As Rush framed it, she is waging a campaign against most of the mainstream media in this country. Palin is representing “good, commonsense, patriotic hard-working Americans” — the people who don’t always feel adequately represented: for example, when the mortgage industry collapses, and they see themselves bailing out irresponsible people because the people they sent to Washington looked the other way while a quasi-governmental agency gave cut-rate loans to undeserving borrowers.

“He picked someone who does not have to pretend to relate to me, my family, and the challenges we face every day.”

That comes from an e-mail I received this week. It reflects thousands of e-mails that I have received since John McCain chose Sarah Palin as his running mate. It is a very different attitude toward the Arizona senator’s choice of the Alaskan governor than you’ll hear from others — including some people I know and love and publish.
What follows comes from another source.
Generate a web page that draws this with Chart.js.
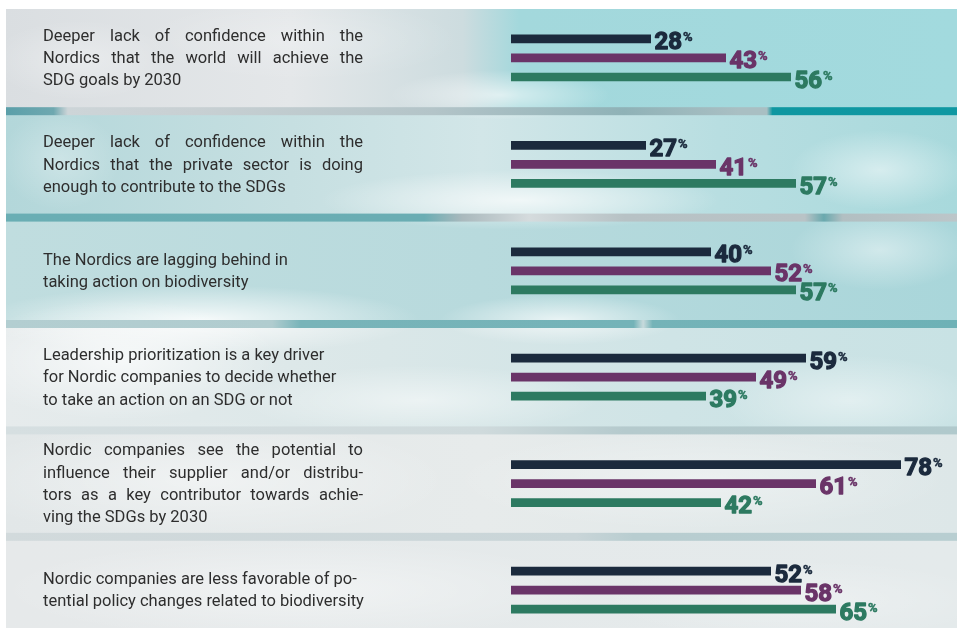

I hate the word “elitist.” This is a pet peeve stemming from experience. “Elitist” doesn’t need to be a swear word, but it has gained a largely negative connotation. Someone might nonjudgmentally observe that I can fairly be called an elitist because I have a voice at a prominent conservative venue. But I have been called an elitist for opposing Harriet Miers’s nomination to the Supreme Court — with the suggestion that I hated her because she didn’t go to an Ivy League school. Well, I didn’t go to one either. The arguments against Miers on the Court were about the Constitution. They were about a wasted opportunity. They were ultimately about Sam Alito, and so I have no doubt I was right.